Overview
Recent developments in GenAI point towards increasingly agentic systems — AI tools that can plan, act, iterate, and make decisions across multiple steps with limited human input. Unlike earlier generative tools that respond to discrete prompts, agentic AI systems can autonomously break tasks into sub-goals, retrieve and synthesise information, generate outputs, revise those outputs, and execute workflows on a user's behalf.
These developments raise new considerations for assessment design. As AI systems become more capable of managing extended cognitive processes, the boundary between assisted work and outsourced thinking becomes increasingly blurred.
Emerging Challenges
Agentic AI introduces a number of challenges that extend beyond those associated with earlier generative tools:
Diminished visibility of student thinking — where planning, decision-making, and iteration are performed by the AI rather than the learner
Further erosion of traditional authorship assumptions — particularly in assessments that involve extended projects, research, or problem-solving workflows
Increased difficulty distinguishing contribution — where students may oversee or curate AI-driven processes without engaging meaningfully with the underlying learning
Acceleration of task completion — potentially undermining assessment designs that rely on time, effort, or procedural complexity as proxies for learning
These challenges reinforce the limitations of detection-based approaches and highlight the need for assessment designs that prioritise human judgement, intentionality, and reflection.
Assessment Design Responses
Rather than attempting to prohibit or police agentic AI use, effective mitigation lies in structural assessment redesign that clarifies where human learning must be demonstrated.
Emphasising Human Decision-Making and Justification
Assessment tasks should require students to explain, justify, and critique decisions made throughout the learning process, including decisions about whether and how AI tools were used. This shifts assessment from output generation to evaluation, judgement, and accountability.
Designing for Process Transparency
Multi-stage, process-oriented assessments — including planning documents, annotated drafts, reflective commentaries, and oral explanations — make it more difficult for agentic systems to fully substitute for student engagement.
Integrating Critical Reflection on AI Agency
Where AI tools are permitted, assessments can explicitly ask students to reflect on: What tasks were delegated to AI; What limitations or errors were identified; Where human judgement overrode AI-generated suggestions.
Prioritising Tasks Requiring Situated Human Context
Assessments that draw on lived experience, disciplinary interpretation, ethical reasoning, professional judgement, or contextual constraints remain less amenable to full automation.
Maintaining Deliberate AI-Restricted Assessment Spaces
As agentic capabilities increase, it becomes increasingly important to retain some assessment contexts where independent human performance is required — to verify foundational knowledge, disciplinary understanding, and professional competence without AI mediation.
Implications for AI Literacy
The emergence of agentic AI reinforces the need to broaden definitions of AI literacy.
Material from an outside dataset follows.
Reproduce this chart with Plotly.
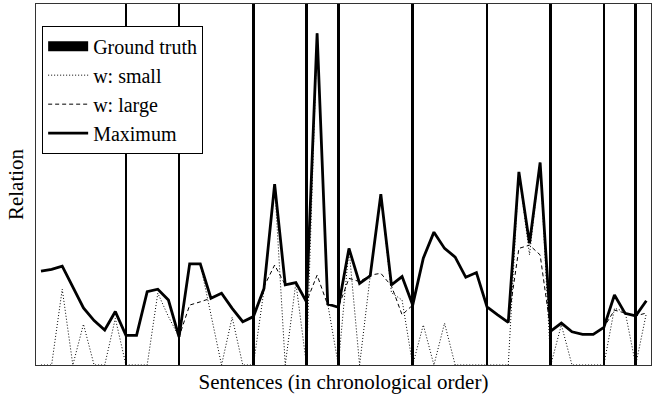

Beyond evaluating outputs, students must also learn to:
- Recognise when AI systems are assuming decision-making roles
- Understand the risks of cognitive offloading and over-reliance
- Reflect on responsibility, agency, and authorship in AI-mediated work
- Appreciate the continued value of human judgement, creativity, and ethical reasoning
Assessment therefore plays a crucial role in helping students develop discernment, not just technical proficiency.
GenAI Vs. Agentic AI
The following table compares earlier GenAI with emerging agentic AI and their implications for assessment design.
| Earlier GenAI | Emerging Agentic AI | Assessment Design Implication |
|---|---|---|
| Responds to single prompts | Plans, sequences, and executes multi-step tasks | Assessment must reveal decision-making, not just outputs |
| Produces discrete artefacts (text, code, images) | Manages extended workflows and iterations | Greater emphasis on process transparency |
| Supports idea generation or drafting | Delegates planning, synthesis, and revision | Risk of outsourced thinking increases |
| Learner initiates and directs each step | AI can act semi-autonomously | Need to foreground human agency and judgement |
| AI use visible in isolated moments | AI involvement may be embedded and opaque | Require explicit reflection on AI role and use |
| Authorship already blurred | Authorship further destabilised | Clarify expectations around responsibility and accountability |
| Time/effort still loosely correlated with learning | Tasks completed rapidly with minimal engagement | Avoid using effort or complexity as proxies for learning |
| Detection tools already unreliable | Detection becomes increasingly ineffective | Shift fully toward structural redesign |
| AI literacy focused on evaluating outputs | AI literacy must include recognising AI agency | Assessment should develop discernment, not dependence |
Looking Ahead
Agentic AI represents a further shift in the educational landscape, but it does not invalidate the principles of good assessment. On the contrary, it reinforces the importance of validity, transparency, process visibility, and alignment with learning outcomes.
By designing assessments that make human thinking explicit, require reflection on AI use, and prioritise judgement over generation, educators can respond proactively to emerging AI capabilities while maintaining academic standards and educational purpose.